Just so that we are all clear, because I can see that Government Members are also concerned that there may be abuse of the E24 guidelines—this is not about individual companies—will the Minister commit today to his officials doing an investigation on whether the E24 guidelines are being abused in the way that has been described and to reporting back to all of us in the House?
As I just said to the hon. Lady, we can say in relation to any aspect of HMRC’s operation or any of the rules that it is there to clamp down on that we want regular reporting and all the rest of it. The point is that as a Ministry, the Treasury is there to have strategic oversight of HMRC and to ensure that it is behaving in an appropriate way and chasing down tax avoidance, evasion and non-compliance in whatever form they may appear, including the forms that she has raised. We will continue to do just that.
Bearing in mind that individuals have to raise a complaint in order to secure an investigation by HMRC compliance, and that the workers we are talking about are some of the most vulnerable and most susceptible to exploitation, immediate dismissal or changes to their terms and conditions because they are often not in the workplace for a substantial length of time, does the Minister agree that it would be helpful if HMRC were able proactively to investigate these schemes, rather than having to wait for individual vulnerable employees to put themselves at risk by raising a complaint?
The hon. Lady overlooks the fact that it is often possible for those who wish to complain to do so anonymously through their trade union or other representatives. That is what happens in many cases. HMRC does not have to rely on a specific complaint to conduct an investigation. It may have suspicions of its own for a variety of reasons.

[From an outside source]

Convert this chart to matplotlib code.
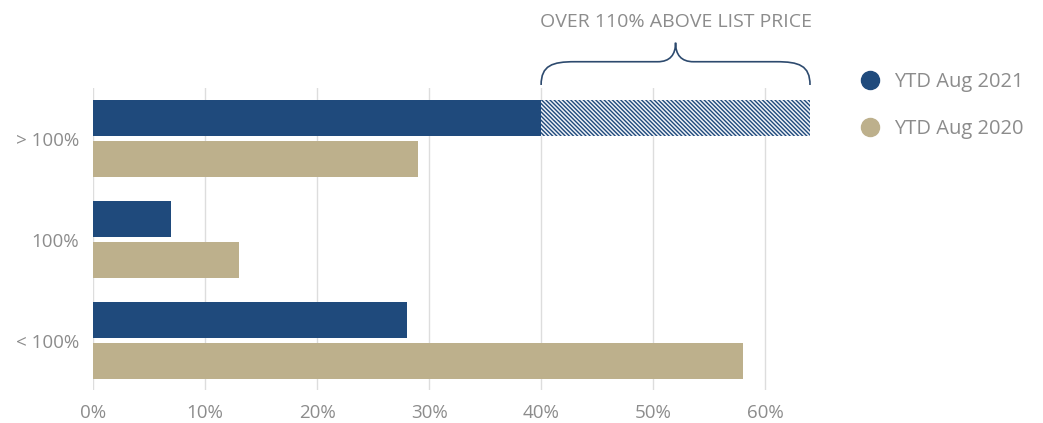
import numpy as np
import matplotlib.pyplot as plt
from matplotlib.lines import Line2D
from matplotlib.path import Path
from matplotlib.patches import PathPatch

# chart data (percent of sales by sale-to-list price ratio)
categories = ['> 100%', '100%', '< 100%']
ytd_2021 = [64, 7, 28]
ytd_2020 = [29, 13, 58]
over_110_2021 = 24  # part of the 2021 ">100%" bar that sold over 110% of list
series_labels = ['YTD Aug 2021', 'YTD Aug 2020']
x_ticks = [0, 10, 20, 30, 40, 50, 60]
x_tick_labels = ['0%', '10%', '20%', '30%', '40%', '50%', '60%']
brace_label = 'OVER 110% ABOVE LIST PRICE'

blue = '#1f4a7c'
tan = '#bdb08c'
grey_text = '#8c8c8c'
grid_col = '#dddddd'

plt.rcParams['font.family'] = ['Open Sans', 'DejaVu Sans']
plt.rcParams['hatch.linewidth'] = 1.0

fig = plt.figure(figsize=(10.43, 4.23), dpi=100)
ax = fig.add_axes([93 / 1043, 33 / 423, 717 / 1043, 302 / 423])

y = np.arange(len(categories))
bar_h = 0.355
off = 0.2

# the first 2021 bar is split into a solid part and a hatched "over 110%" part
solid_2021 = list(ytd_2021)
solid_2021[0] = ytd_2021[0] - over_110_2021

ax.barh(y - off, solid_2021, height=bar_h, color=blue, zorder=2)
ax.barh(y[0] - off, over_110_2021, left=solid_2021[0], height=bar_h,
        facecolor='#eef1f6', edgecolor=blue, hatch='\\' * 8, linewidth=0, zorder=2)
ax.barh(y + off, ytd_2020, height=bar_h, color=tan, zorder=2)

ax.set_xlim(0, 64)
ax.set_ylim(2.49, -0.5)
ax.set_xticks(x_ticks)
ax.set_xticklabels(x_tick_labels)
ax.set_yticks(y)
ax.set_yticklabels(categories)
ax.tick_params(axis='both', length=0, labelsize=13.5, labelcolor=grey_text)
ax.tick_params(axis='x', pad=10)
ax.tick_params(axis='y', pad=10)
for s in ax.spines.values():
    s.set_visible(False)
ax.grid(axis='x', color=grid_col, linewidth=1, zorder=0)
ax.set_axisbelow(True)

# curly brace over the hatched segment
x0 = solid_2021[0]
x1 = ytd_2021[0]
xm = (x0 + x1) / 2
yb, ys, yp = 1.01, 1.087, 1.15
verts = [
    (x0, yb),
    (x0, 1.075), (x0 + 1, ys), (x0 + 3, ys),
    (xm - 1.6, ys),
    (xm - 0.5, ys), (xm, 1.11), (xm, yp),
    (xm, 1.11), (xm + 0.5, ys), (xm + 1.6, ys),
    (x1 - 3, ys),
    (x1 - 1, ys), (x1, 1.075), (x1, yb),
]
codes = [Path.MOVETO,
         Path.CURVE4, Path.CURVE4, Path.CURVE4,
         Path.LINETO,
         Path.CURVE4, Path.CURVE4, Path.CURVE4,
         Path.CURVE4, Path.CURVE4, Path.CURVE4,
         Path.LINETO,
         Path.CURVE4, Path.CURVE4, Path.CURVE4]
brace = PathPatch(Path(verts, codes), transform=ax.get_xaxis_transform(),
                  facecolor='none', edgecolor='#2d4a6e', linewidth=1.2,
                  clip_on=False)
ax.add_patch(brace)
ax.text(xm, 1.22, brace_label, transform=ax.get_xaxis_transform(),
        ha='center', va='center', fontsize=14, color=grey_text)

handles = [Line2D([], [], marker='o', ls='', color=blue, markersize=13),
           Line2D([], [], marker='o', ls='', color=tan, markersize=13)]
fig.legend(handles, series_labels, loc='upper left',
           bbox_to_anchor=(848 / 1043, 1 - 62 / 423), frameon=False,
           fontsize=14.5, labelcolor=grey_text, labelspacing=1.35,
           handletextpad=0.6, handlelength=1.2, borderpad=0)

fig.savefig('out.png', dpi=100)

I do not think that we are in a position where people are unable to come forward, as she suggests.
The hon. Member for Aberdeen North has tabled two amendments that seek to review the impact of MTD on specific groups. I recognise her concerns, but the Government have been clear from the outset that businesses that are unable to go digital will not be required to do so.
If you will indulge me, Mr Howarth, it is worth looking at some of the detail of the Bill at this point. The hon. Lady has raised a very important point about potential digital exclusion. Clause 60 covers exemptions, as I am sure she is aware. New sub-paragraph (4) of paragraph 14 of schedule A1 states:
“The digital exclusion condition is met”—
for those who would not be required to put in their returns digitally—
“in relation to a person or partner if…for any reason (including age, disability or location)”—
the hon. Lady rightly raised rural localities—
“it is not reasonably practicable”—
that is not the same as completely impossible—
“for the person or partner to use electronic communications or to keep electronic records”.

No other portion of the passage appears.